## Given data
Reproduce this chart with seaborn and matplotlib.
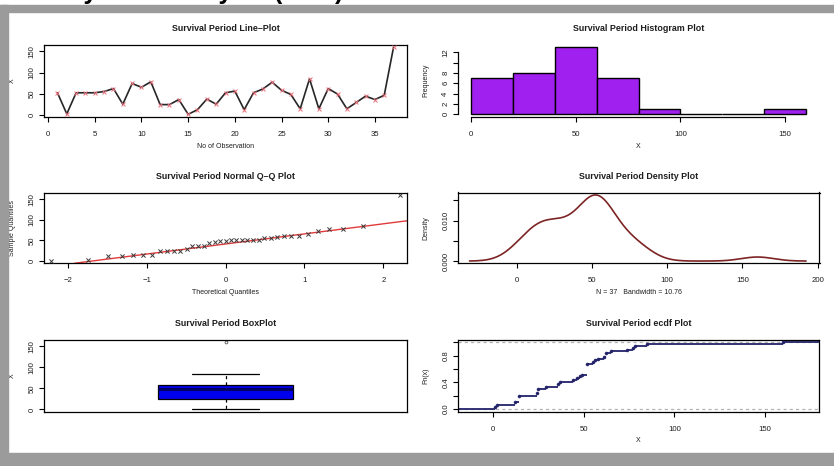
import numpy as np
import pandas as pd
import matplotlib
matplotlib.use("Agg")
import matplotlib.pyplot as plt
import seaborn as sns
from matplotlib.patches import Rectangle
from statistics import NormalDist

# ---------------- data ----------------
survival = [52, 2, 52, 52, 52, 55, 62, 25, 74, 65, 78, 24, 24, 36, 1, 12, 37, 25,
            52, 56, 12, 52, 61, 77, 58, 48, 14, 85, 14, 62, 49, 14, 29, 44, 36, 46, 160]
observation = list(range(1, len(survival) + 1))
hist_edges = [0, 20, 40, 60, 80, 100, 120, 140, 160]
bandwidth = 10.76

line_xticks = [0, 5, 10, 15, 20, 25, 30, 35]
value_yticks = [0, 50, 100, 150]
hist_xticks = [0, 50, 100, 150]
hist_yticks = [0, 2, 4, 6, 8, 10, 12]
hist_ylabels = ["0", "2", "4", "6", "8", "", "12"]
qq_xticks = [-2, -1, 0, 1, 2]
dens_xticks = [0, 50, 100, 150, 200]
dens_yticks = [0.0, 0.005, 0.010, 0.015]
dens_ylabels = ["0.000", "", "0.010", ""]
ecdf_xticks = [0, 50, 100, 150]
ecdf_yticks = [0.0, 0.2, 0.4, 0.6, 0.8, 1.0]
ecdf_ylabels = ["0.0", "", "0.4", "", "0.8", ""]

heading = "Study Data Analysis (EDA)"
titles = ["Survival Period Line\u2013Plot", "Survival Period Histogram Plot",
          "Survival Period Normal Q\u2013Q Plot", "Survival Period Density Plot",
          "Survival Period BoxPlot", "Survival Period ecdf Plot"]

# ---------------- style ----------------
sns.set_theme(style="white")
plt.rcParams["font.family"] = ["Liberation Sans", "DejaVu Sans"]

W, H = 834, 466
fig = plt.figure(figsize=(W / 100, H / 100), dpi=100)
fig.patch.set_facecolor("white")

GRAY = "#9b9b9b"
fig.patches.append(Rectangle((0, 1 - 12 / H), 1, 7 / H, transform=fig.transFigure,
                             color=GRAY, zorder=0))
fig.patches.append(Rectangle((0, 0), 1, 13 / H, transform=fig.transFigure,
                             color=GRAY, zorder=0))
fig.patches.append(Rectangle((0, 0), 8 / W, 1 - 5 / H, transform=fig.transFigure,
                             color=GRAY, zorder=0))
# heading of the page, cut off by the top edge as in the reference
fig.text(28 / W, 1 - 4.5 / H, heading, fontsize=18, fontweight="bold",
         va="bottom", ha="left", color="black", zorder=-1)

TXT = "#1e1e1e"


def px_axes(x0, y0, x1, y1):
    ax = fig.add_axes([x0 / W, 1 - y1 / H, (x1 - x0) / W, (y1 - y0) / H])
    ax.set_facecolor("none")
    return ax, (x1 - x0), (y1 - y0)


def r_style(ax, w, h, title, xlabel, ylabel, box=True):
    for s in ax.spines.values():
        s.set_visible(box)
        s.set_color("black")
        s.set_linewidth(0.9)
    ax.tick_params(axis="both", direction="out", length=3.5, width=0.8,
                   labelsize=5.6, colors="black", labelcolor=TXT,
                   bottom=True, left=True)
    ax.tick_params(axis="x", pad=6.5)
    ax.tick_params(axis="y", pad=2.5)
    for lab in ax.get_yticklabels():
        lab.set_rotation(90)
        lab.set_va("center")
    ax.set_title(title, fontsize=6.4, fontweight="bold", pad=10, color=TXT)
    ax.set_xlabel(xlabel, fontsize=5.0, color=TXT)
    ax.set_ylabel(ylabel, fontsize=5.0, color=TXT)
    ax.xaxis.set_label_coords(0.5, -25.5 / h)
    ax.yaxis.set_label_coords(-28.0 / w, 0.5)


LX0, LX1 = 44, 407
RX0, RX1 = 457.6, 819.5
R1 = (44.5, 117)
R2 = (192.5, 263.3)
R3 = (339.5, 411.7)

vals = np.array(survival, dtype=float)
n = len(vals)
vmin, vmax = vals.min(), vals.max()
ext = 0.04 * (vmax - vmin)
ylim_vals = (vmin - ext, vmax + ext)

# ---------------- 1. line plot ----------------
ax, w, h = px_axes(LX0, R1[0], LX1, R1[1])
df = pd.DataFrame({"obs": observation, "val": survival})
sns.lineplot(data=df, x="obs", y="val", ax=ax, color="#262626", lw=1.2)
sns.scatterplot(data=df, x="obs", y="val", ax=ax, marker="x", color="#e8707c",
                s=8, linewidth=0.7, zorder=3)
ax.set_xlim(-0.44, 38.44)
ax.set_ylim(*ylim_vals)
ax.set_xticks(line_xticks)
ax.set_yticks(value_yticks)
r_style(ax, w, h, titles[0], "No of Observation", "X")

# ---------------- 2. histogram ----------------
ax, w, h = px_axes(RX0, R1[0], RX1, R1[1])
sns.histplot(x=vals, bins=hist_edges, ax=ax, color="#A020F0", edgecolor="black",
             linewidth=1.0, alpha=1.0)
ax.set_xlim(-6.4, 166.4)
ax.set_ylim(-0.52, 13.52)
ax.set_xticks(hist_xticks)
ax.set_yticks(hist_yticks)
ax.set_yticklabels(hist_ylabels)
r_style(ax, w, h, titles[1], "X", "Frequency", box=False)
ax.spines["bottom"].set_visible(True)
ax.spines["left"].set_visible(True)
ax.spines["bottom"].set_bounds(hist_xticks[0], hist_xticks[-1])
ax.spines["left"].set_bounds(hist_yticks[0], hist_yticks[-1])

# ---------------- 3. normal Q-Q ----------------
ax, w, h = px_axes(LX0, R2[0], LX1, R2[1])
nd = NormalDist()
theo = np.array([nd.inv_cdf((i - 0.5) / n) for i in range(1, n + 1)])
samp = np.sort(vals)
sns.scatterplot(x=theo, y=samp, ax=ax, marker="x", color="#3a3a3a", s=9,
                linewidth=0.7, zorder=3)
q1, q3 = np.percentile(vals, [25, 75])
z1, z3 = nd.inv_cdf(0.25), nd.inv_cdf(0.75)
slope = (q3 - q1) / (z3 - z1)
intercept = q1 - slope * z1
ax.axline((0, intercept), slope=slope, color="#e23a3a", lw=1.0, zorder=2)
tx = 1.04 * np.abs(theo).max()
ax.set_xlim(-tx, tx)
ax.set_ylim(*ylim_vals)
ax.set_xticks(qq_xticks)
ax.set_xticklabels([str(t).replace("-", "\u2212") for t in qq_xticks])
ax.set_yticks(value_yticks)
r_style(ax, w, h, titles[2], "Theoretical Quantiles", "Sample Quantiles")

# ---------------- 4. density ----------------
ax, w, h = px_axes(RX0, R2[0], RX1, R2[1])
bw_factor = bandwidth / vals.std(ddof=1)
sns.kdeplot(x=vals, bw_method=bw_factor, cut=3, gridsize=512, ax=ax,
            color="#7d2424", lw=1.2)
ax.set_xlim(-39.2, 201.2)
ax.set_ylim(-0.00055, 0.01695)
ax.set_xticks(dens_xticks)
ax.set_yticks(dens_yticks)
ax.set_yticklabels(dens_ylabels)
r_style(ax, w, h, titles[3], f"N = {n}   Bandwidth = {bandwidth:.2f}", "Density")

# ---------------- 5. box plot ----------------
ax, w, h = px_axes(LX0, R3[0], LX1, R3[1])
sns.boxplot(y=vals, ax=ax, color="#0000EE", saturation=1, width=0.37,
            linecolor="black", linewidth=0.9,
            whiskerprops=dict(linestyle=(0, (2.5, 2.5))),
            medianprops=dict(color="#000060", linewidth=2.2),
            flierprops=dict(marker="o", markersize=2, markerfacecolor="none",
                            markeredgecolor="#555555", markeredgewidth=0.6))
ax.set_xlim(-0.5, 0.5)
ax.set_ylim(*ylim_vals)
ax.set_xticks([])
ax.set_yticks(value_yticks)
r_style(ax, w, h, titles[4], "", "X")

# ---------------- 6. ecdf ----------------
ax, w, h = px_axes(RX0, R3[0], RX1, R3[1])
xl = (-19.6, 180.0)
knots = np.unique(vals)
Fk = np.searchsorted(np.sort(vals), knots, side="right") / n
ax.axhline(0, ls=(0, (2.5, 2.5)), color="#b3b3b3", lw=0.9, zorder=1)
ax.axhline(1, ls=(0, (2.5, 2.5)), color="#b3b3b3", lw=0.9, zorder=1)
NAVY = "#23236a"
ax.hlines(Fk, knots, np.r_[knots[1:], xl[1]], color=NAVY, lw=1.3, zorder=2)
ax.hlines([0], [xl[0]], [knots[0]], color=NAVY, lw=1.3, zorder=2)
sns.scatterplot(x=knots, y=Fk, ax=ax, color=NAVY, s=5, edgecolor=NAVY,
                linewidth=0.3, zorder=3)
ax.set_xlim(*xl)
ax.set_ylim(-0.043, 1.043)
ax.set_xticks(ecdf_xticks)
ax.set_yticks(ecdf_yticks)
ax.set_yticklabels(ecdf_ylabels)
r_style(ax, w, h, titles[5], "X", "Fn(x)")

fig.savefig("out.png", dpi=100, facecolor=fig.get_facecolor())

## Given instruction
Leave out the pictures and repeat the lines from the start of the material through the line with "from statistics import NormalDist", inclusive.

## Exercise output
Reproduce this chart with seaborn and matplotlib.
import numpy as np
import pandas as pd
import matplotlib
matplotlib.use("Agg")
import matplotlib.pyplot as plt
import seaborn as sns
from matplotlib.patches import Rectangle
from statistics import NormalDist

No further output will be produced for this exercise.